3) Consider a design-build approach. To really mitigate the chance of a planning-stage disaster, go with a design-build delivery method. The main advantages an owner gains with a design-build contract is a complete shift of risk from the owner to the design-build team, one sole-source contract (which means streamlined communication/gained efficiencies), a reduction in the project schedule (up to 33 percent), and an average decrease in cost overruns by 12.6 percent.
It's a common misconception that commercial construction managers make money on change orders that can take place during a project. Almost 100 percent of this cost is passed along to the subcontractors. Construction managers want to avoid this scenario to maintain their reputation for good project management. Hiring one construction manager to initiate a design-build project is fiscally smart.

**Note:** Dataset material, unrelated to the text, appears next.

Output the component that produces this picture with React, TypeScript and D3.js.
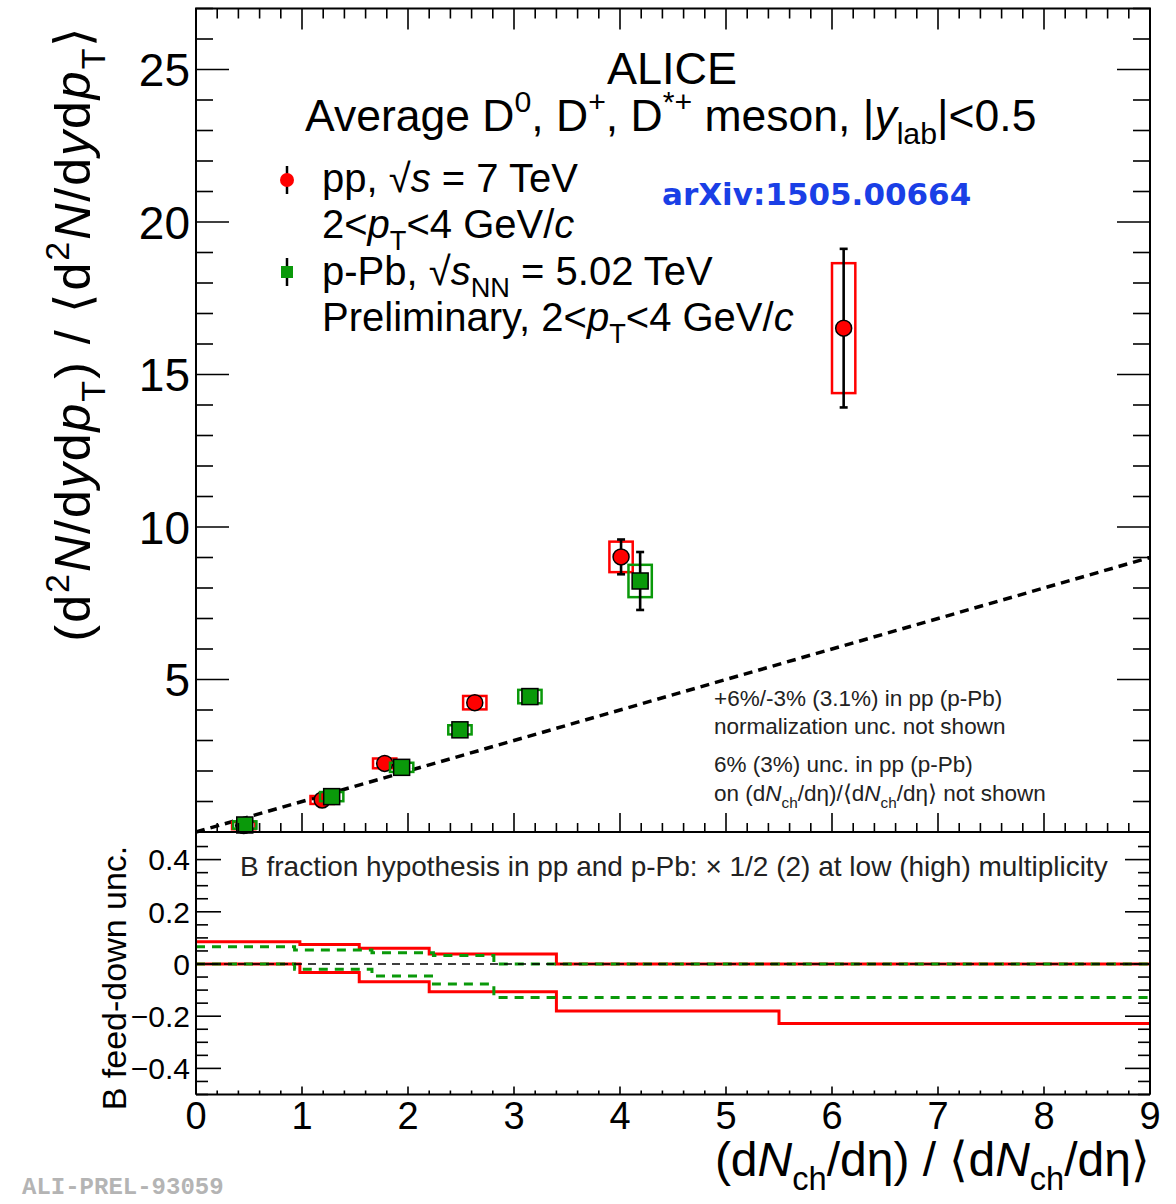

4) Reclaim materials and systems when possible. On commercial construction retrofits and overhauls, if feasible, reuse existing materials or systems such as air conditioners and plumbing. Savings can be significant. When estimating commercial construction costs, ask construction managers to evaluate the current condition of major building systems rather than simply ordering new. This helps avoid rising costs of construction due to material pricing escalation and inflation. The opportunity to reuse major building components is always an alternative, but evaluating these options from an energy consumption angle is always something we review with our clients prior to making this decision.
5) List your needs … and wants. Start out by knowing the costs up front and having the price locked in from the beginning. The best way to achieve this is through an open-book, cost-plus contract/delivery method and getting the construction manager involved early in the project. This creates a collaborative environment where the list of needs and wants can be evaluated prior to starting construction. Owners can then make decisions on their wish list upfront during design and those changes can be incorporated prior to construction versus during construction when changes will always cost more. Decisions in the middle of a project will cost more for the designer to change the drawings and for the contractor to make the adjustments in the field versus prior to construction when those premiums don't exist.
6) Use a builder that builds or has a field workforce. This sounds basic, but not all construction managers build. Using a builder that employs its own workforce drives efficiencies that can't be offered by any construction manager. Construction managers that self-perform are more nimble, can start earlier and can go faster. They even have the ability to quickly step in when subcontractors are underperforming and make up lost time.
There is no one answer to hedge against rising costs in general, but a good commercial construction manager should be able to approach the task holistically and find numerous ways to keep commercial construction costs predictable.
Dustin Rohrbach is vice president in charge of the Columbus office of Danis Building Construction.